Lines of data
::::

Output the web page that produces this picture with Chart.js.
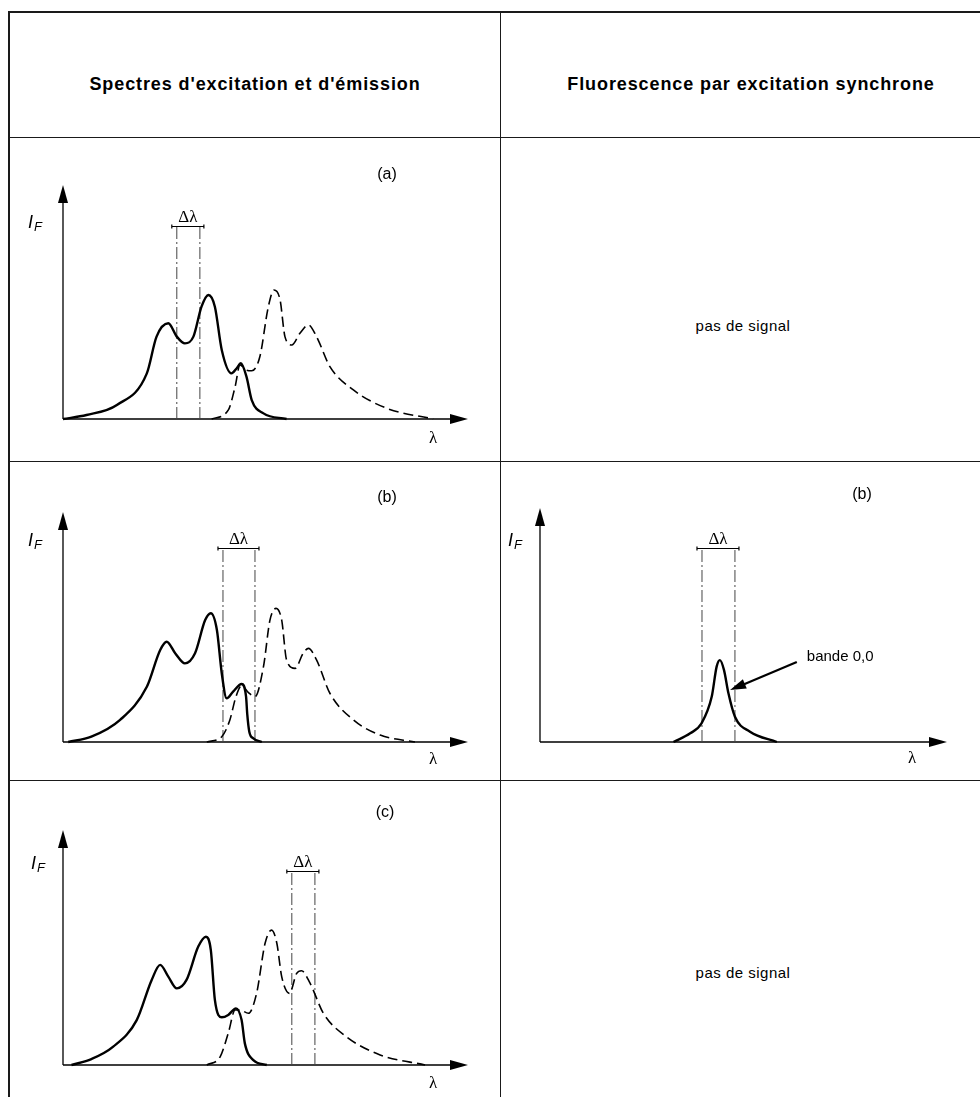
<!DOCTYPE html>
<html>
<head>
<meta charset="utf-8">
<script src="https://cdn.jsdelivr.net/npm/chart.js@4.4.1/dist/chart.umd.min.js"></script>
<style>
body { margin: 0; background: #fff; font-family: "Liberation Sans", Arial, sans-serif; }
#page { position: relative; width: 980px; height: 1097px; overflow: hidden; background: #fff; }
.ln { position: absolute; background: #1a1a1a; }
.txt { position: absolute; transform: translate(-50%, -50%); white-space: nowrap; color: #000; }
.hd { font-weight: bold; font-size: 18px; letter-spacing: 0.9px; }
.ns { font-size: 15px; letter-spacing: 0.5px; }
canvas { position: absolute; }
</style>
</head>
<body>
<div id="page">
  <div class="ln" style="left:8px;top:11px;width:980px;height:2px"></div>
  <div class="ln" style="left:8px;top:11px;width:2px;height:1090px"></div>
  <div class="ln" style="left:500px;top:11px;width:1px;height:1090px"></div>
  <div class="ln" style="left:8px;top:137px;width:980px;height:1px"></div>
  <div class="ln" style="left:8px;top:461px;width:980px;height:1px"></div>
  <div class="ln" style="left:8px;top:780px;width:980px;height:1px"></div>

  <div class="txt hd" style="left:255px;top:84px">Spectres d'excitation et d'émission</div>
  <div class="txt hd" style="left:751px;top:84px">Fluorescence par excitation synchrone</div>
  <div class="txt ns" style="left:743px;top:325px">pas de signal</div>
  <div class="txt ns" style="left:743px;top:972px">pas de signal</div>

  <canvas id="cA"></canvas>
  <canvas id="cB"></canvas>
  <canvas id="cC"></canvas>
  <canvas id="cS"></canvas>
</div>

<script>
// (a) excitation (solid) and emission (dashed)
const exA_lam = [0, 5.8, 13.3, 20.7, 23.1, 26.0, 28.1, 30.1, 32.2, 34.2, 35.9, 37.5, 39.2, 41.6, 42.9, 43.9, 45.3, 46.6, 49.5, 55.2];
const exA_if  = [0, 1.7, 6.0, 19.5, 35.2, 40.9, 35.2, 32.3, 35.2, 48.0, 53.0, 48.0, 29.5, 19.5, 21.7, 23.8, 18.1, 8.1, 2.4, 0];
const emA_lam = [36.7, 40.8, 42.5, 43.7, 45.3, 46.6, 48.6, 50.7, 52.1, 53.6, 54.8, 56.5, 58.5, 60.6, 62.6, 65.9, 71.7, 79.9, 91.4];
const emA_if  = [0, 3.8, 13.8, 23.1, 20.9, 20.6, 26.6, 48.0, 55.1, 50.9, 35.2, 31.6, 36.6, 40.2, 35.2, 22.4, 12.4, 4.6, 0];
const winA = [28.1, 33.8];

// (b)
const exB_lam = [1.3, 7, 14.1, 20.7, 24.0, 25.6, 27.7, 30.1, 32.6, 35.1, 36.5, 38.0, 39.2, 40.4, 42.0, 44.1, 45.2, 45.5, 46.0, 47.0, 49.1];
const exB_if  = [0, 2.3, 9.6, 24.0, 40.0, 43.6, 38.6, 34.2, 38.6, 53.0, 56.0, 48.7, 29.9, 19.0, 21.9, 25.2, 19.7, 12.0, 4.5, 1.6, 0];
const emB_lam = [35.5, 39.2, 41.2, 42.7, 44.1, 45.8, 47.4, 49.5, 51.1, 52.6, 54.0, 55.2, 57.3, 59.3, 60.6, 62.6, 65.9, 71.7, 78.3, 86.9];
const emB_if  = [0, 2.3, 9.6, 19.7, 24.5, 21.5, 19.7, 32.8, 53.0, 58.1, 53.0, 35.7, 32.0, 38.6, 40.7, 35.7, 21.2, 9.6, 3.0, 0];
const winB = [39.5, 47.4];

// (c)
const exC_lam = [2.1, 7, 12.4, 18.2, 21.9, 24.0, 26.0, 28.1, 30.5, 33.4, 35.3, 36.5, 37.5, 39.2, 40.8, 42.7, 44.1, 44.9, 47.0, 50.3];
const exC_if  = [0, 2.5, 7.8, 19.1, 36.2, 42.6, 37.6, 32.6, 36.2, 50.4, 54.6, 48.9, 27.7, 20.3, 21.3, 24.1, 19.1, 9.2, 2.1, 0];
const emC_lam = [35.5, 38.8, 40.8, 42.5, 43.7, 45.8, 47.8, 49.9, 51.5, 52.8, 54.0, 55.9, 57.7, 58.9, 61.0, 64.3, 70.0, 78.3, 89.4];
const emC_if  = [0, 3.5, 13.5, 23.4, 23.4, 22.0, 30.5, 51.8, 57.4, 51.8, 37.6, 30.5, 39.0, 40.1, 34.8, 22.0, 12.0, 4.3, 0];
const winC = [56.5, 62.2];

// synchronous spectrum (b): bande 0,0
const syB_lam = [32.8, 36.9, 39.7, 42.2, 43.4, 44.2, 45.2, 46.3, 47.9, 51.6, 58.2];
const syB_if  = [0, 3.7, 8.0, 19.4, 32.2, 35.0, 30.8, 20.8, 10.8, 4.4, 0];
const winS = [39.8, 47.9];
const arrow_lam = [63.1, 46.7];
const arrow_if  = [34.2, 22.2];

const pts = (xs, ys) => xs.map((v, i) => ({ x: v, y: ys[i] }));

function solid(xs, ys) {
  return { data: pts(xs, ys), borderColor: "#000", borderWidth: 2.4, pointRadius: 0,
    showLine: true, cubicInterpolationMode: "monotone", clip: false };
}
function dashed(xs, ys) {
  return { data: pts(xs, ys), borderColor: "#000", borderWidth: 1.6, borderDash: [10, 5], pointRadius: 0,
    showLine: true, cubicInterpolationMode: "monotone", clip: false };
}
function winLines(win, top) {
  return win.map(w => ({ data: [{ x: w, y: 0 }, { x: w, y: top }], borderColor: "#444", borderWidth: 1,
    borderDash: [12, 3, 2, 3], pointRadius: 0, showLine: true, clip: false }));
}

const deco = {
  id: "deco",
  beforeDatasetsDraw(chart) {
    const { ctx, chartArea: a } = chart;
    ctx.save();
    ctx.strokeStyle = "#000";
    ctx.fillStyle = "#000";
    ctx.lineWidth = 1.3;
    ctx.beginPath();
    ctx.moveTo(a.left, a.bottom); ctx.lineTo(a.right - 10, a.bottom);
    ctx.moveTo(a.left, a.bottom); ctx.lineTo(a.left, a.top + 10);
    ctx.stroke();
    ctx.beginPath();
    ctx.moveTo(a.right, a.bottom); ctx.lineTo(a.right - 18, a.bottom - 5); ctx.lineTo(a.right - 18, a.bottom + 5);
    ctx.closePath(); ctx.fill();
    ctx.beginPath();
    ctx.moveTo(a.left, a.top); ctx.lineTo(a.left - 5, a.top + 18); ctx.lineTo(a.left + 5, a.top + 18);
    ctx.closePath(); ctx.fill();
    ctx.restore();
  },
  afterDatasetsDraw(chart, args, o) {
    const { ctx, chartArea: a, scales: { x, y } } = chart;
    ctx.save();
    ctx.fillStyle = "#000";
    ctx.strokeStyle = "#000";
    // panel tag
    ctx.font = "16px 'Liberation Sans'";
    ctx.textAlign = "center"; ctx.textBaseline = "middle";
    ctx.fillText(o.tag, a.right + o.tagDx, a.top + o.tagDy);
    // axis names
    ctx.font = "italic 18px 'Liberation Sans'";
    ctx.textAlign = "left"; ctx.textBaseline = "alphabetic";
    const ix = a.left + o.ifDx, iy = a.top + o.ifDy;
    ctx.fillText("I", ix, iy);
    ctx.font = "italic 13px 'Liberation Sans'";
    ctx.fillText("F", ix + 6, iy + 3);
    ctx.font = "17px 'Liberation Serif'";
    ctx.textAlign = "center";
    ctx.fillText("λ", a.right - 35, a.bottom + o.lamDy);
    // Δλ window bar
    const x1 = x.getPixelForValue(o.win[0]) - 5, x2 = x.getPixelForValue(o.win[1]) + 4;
    const by = Math.round(y.getPixelForValue(o.barY)) + 0.5;
    ctx.lineWidth = 1.2;
    ctx.beginPath();
    ctx.moveTo(x1, by); ctx.lineTo(x2, by);
    ctx.moveTo(x1, by - 2); ctx.lineTo(x1, by + 2);
    ctx.moveTo(x2, by - 2); ctx.lineTo(x2, by + 2);
    ctx.stroke();
    ctx.font = "17px 'Liberation Serif'";
    ctx.fillText("Δλ", (x1 + x2) / 2, by - 5);
    // annotation arrow
    if (o.arrow) {
      const tx = x.getPixelForValue(arrow_lam[0]), ty = y.getPixelForValue(arrow_if[0]);
      const hx = x.getPixelForValue(arrow_lam[1]), hy = y.getPixelForValue(arrow_if[1]);
      const ang = Math.atan2(hy - ty, hx - tx);
      ctx.lineWidth = 2.2;
      ctx.beginPath(); ctx.moveTo(tx, ty); ctx.lineTo(hx - 12 * Math.cos(ang), hy - 12 * Math.sin(ang)); ctx.stroke();
      ctx.beginPath();
      ctx.moveTo(hx, hy);
      ctx.lineTo(hx - 16 * Math.cos(ang) + 5 * Math.sin(ang), hy - 16 * Math.sin(ang) - 5 * Math.cos(ang));
      ctx.lineTo(hx - 16 * Math.cos(ang) - 5 * Math.sin(ang), hy - 16 * Math.sin(ang) + 5 * Math.cos(ang));
      ctx.closePath(); ctx.fill();
      ctx.font = "15px 'Liberation Sans'";
      ctx.textAlign = "left"; ctx.textBaseline = "middle";
      ctx.fillText("bande 0,0", tx + 10, ty - 5);
    }
    ctx.restore();
  }
};

function makePanel(id, box, area, datasets, opts) {
  const cv = document.getElementById(id);
  cv.width = box[2]; cv.height = box[3];
  cv.style.left = box[0] + "px"; cv.style.top = box[1] + "px";
  new Chart(cv, {
    type: "scatter",
    data: { datasets: datasets },
    options: {
      responsive: false,
      animation: false,
      events: [],
      layout: { padding: {
        left: area[0] - box[0], top: area[1] - box[1],
        right: box[0] + box[2] - area[2], bottom: box[1] + box[3] - area[3] } },
      scales: {
        x: { type: "linear", min: 0, max: 100, display: false },
        y: { type: "linear", min: 0, max: 100, display: false }
      },
      plugins: { legend: { display: false }, tooltip: { enabled: false }, deco: opts }
    },
    plugins: [deco]
  });
}

makePanel("cA", [11, 140, 487, 318], [63, 185, 468, 419],
  [solid(exA_lam, exA_if), dashed(emA_lam, emA_if), ...winLines(winA, 82.5)],
  { tag: "(a)", tagDx: -81, tagDy: -10, ifDx: -35, ifDy: 43, lamDy: 24, win: winA, barY: 82.5 });

makePanel("cB", [11, 463, 487, 315], [63, 512, 468, 742],
  [solid(exB_lam, exB_if), dashed(emB_lam, emB_if), ...winLines(winB, 84.3)],
  { tag: "(b)", tagDx: -81, tagDy: -14, ifDx: -35, ifDy: 34, lamDy: 22, win: winB, barY: 84.3 });

makePanel("cC", [11, 783, 487, 314], [63, 830, 468, 1065],
  [solid(exC_lam, exC_if), dashed(emC_lam, emC_if), ...winLines(winC, 82.6)],
  { tag: "(c)", tagDx: -83, tagDy: -17, ifDx: -32, ifDy: 39, lamDy: 23, win: winC, barY: 82.6 });

makePanel("cS", [503, 463, 475, 315], [540, 508, 947, 742],
  [solid(syB_lam, syB_if), ...winLines(winS, 82.9)],
  { tag: "(b)", tagDx: -85, tagDy: -13, ifDx: -32, ifDy: 38, lamDy: 21, win: winS, barY: 82.9, arrow: true });
</script>
</body>
</html>
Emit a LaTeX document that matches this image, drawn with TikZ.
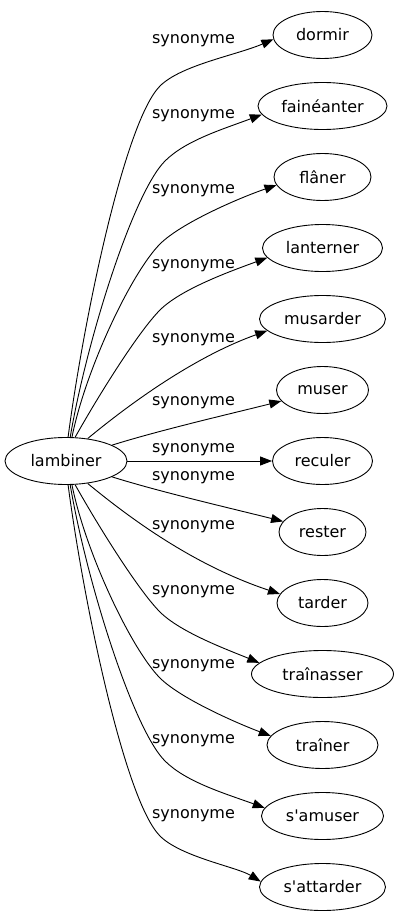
\documentclass[tikz,border=0pt]{standalone}
\usepackage{fontspec}
\setmainfont{DejaVu Sans}
\usetikzlibrary{shapes.geometric,arrows.meta}
\begin{document}
\begin{tikzpicture}[x=1pt,y=-1pt,
  word/.style={draw, ellipse, inner sep=0pt, minimum height=47pt, line width=0.9pt, font=\fontsize{16}{19}\selectfont},
  lbl/.style={inner sep=0pt, font=\fontsize{16}{19}\selectfont},
  edge/.style={line width=0.9pt, -{Triangle[length=12pt,width=9pt]}}]
\fill[white] (0,0) rectangle (400,923);
\useasboundingbox (0,0) rectangle (400,923);

\node[word, minimum width=122pt] (lambiner) at (66,461) {lambiner};

\node[word, minimum width=99pt]  (dormir)     at (322.5,35)  {dormir};
\node[word, minimum width=129pt] (faineanter) at (322.5,106) {fainéanter};
\node[word, minimum width=97pt]  (flaner)     at (322.5,177) {flâner};
\node[word, minimum width=120pt] (lanterner)  at (322.5,248) {lanterner};
\node[word, minimum width=126pt] (musarder)   at (322.5,319) {musarder};
\node[word, minimum width=92pt]  (muser)      at (322.5,390) {muser};
\node[word, minimum width=100pt] (reculer)    at (322.5,461) {reculer};
\node[word, minimum width=87pt]  (rester)     at (322.5,532) {rester};
\node[word, minimum width=91pt]  (tarder)     at (322.5,603) {tarder};
\node[word, minimum width=142pt] (trainasser) at (322.5,674) {traînasser};
\node[word, minimum width=111pt] (trainer)    at (322.5,745) {traîner};
\node[word, minimum width=122pt] (samuser)    at (322.5,816) {s\textquotesingle amuser};
\node[word, minimum width=126pt] (sattarder)  at (322.5,887) {s\textquotesingle attarder};

\node[lbl] (l1)  at (193.5,41)  {synonyme};
\node[lbl] (l2)  at (193.5,116) {synonyme};
\node[lbl] (l3)  at (193.5,191) {synonyme};
\node[lbl] (l4)  at (193.5,266) {synonyme};
\node[lbl] (l5)  at (193.5,340) {synonyme};
\node[lbl] (l6)  at (193.5,403) {synonyme};
\node[lbl] (l7)  at (193.5,450) {synonyme};
\node[lbl] (l8)  at (193.5,478) {synonyme};
\node[lbl] (l9)  at (193.5,527) {synonyme};
\node[lbl] (l10) at (193.5,592) {synonyme};
\node[lbl] (l11) at (193.5,666) {synonyme};
\node[lbl] (l12) at (193.5,741) {synonyme};
\node[lbl] (l13) at (193.5,816) {synonyme};

% upper edges
\draw[edge] (lambiner.85) .. controls (84,317) and (125,121) .. (160,86) .. controls (181,65) and (237,55) .. (dormir.185);
\draw[edge] (lambiner.80) .. controls (86.5,341) and (133,193) .. (165,161) .. controls (186,140) and (225,128.5) .. (faineanter.188);
\draw[edge] (lambiner.76) .. controls (86,368) and (132,272) .. (160,244) .. controls (181,223) and (239,198) .. (flaner.190);
\draw[edge] (lambiner.69) .. controls (100,393) and (139,331) .. (160,310) .. controls (181,289) and (231,271) .. (lanterner.190);
\draw[edge] (lambiner.46) .. controls (141.6,394) and (202,354) .. (musarder.192);
\draw[edge] (lambiner.19) .. controls (160,430) and (238,412) .. (muser.195);
% middle
\draw[edge] (lambiner) -- (reculer);
% lower edges
\draw[edge] (lambiner.-19) .. controls (160,492) and (238,510) .. (rester.165);
\draw[edge] (lambiner.-46) .. controls (141.6,528) and (202,568) .. (tarder.168);
\draw[edge] (lambiner.-69) .. controls (100,529) and (139,591) .. (160,612) .. controls (181,633) and (231,651) .. (trainasser.170);
\draw[edge] (lambiner.-76) .. controls (86,554) and (132,650) .. (160,678) .. controls (181,699) and (239,724) .. (trainer.170);
\draw[edge] (lambiner.-80) .. controls (86.5,581) and (133,729) .. (165,761) .. controls (186,782) and (225,793.5) .. (samuser.172);
\draw[edge] (lambiner.-85) .. controls (84,605) and (125,801) .. (160,836) .. controls (181,857) and (237,867) .. (sattarder.175);
\end{tikzpicture}
\end{document}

::::

Show each line in the entries that holds the string "this".

— WORKED ANSWER —
Output the web page that produces this picture with Chart.js.
Emit a LaTeX document that matches this image, drawn with TikZ.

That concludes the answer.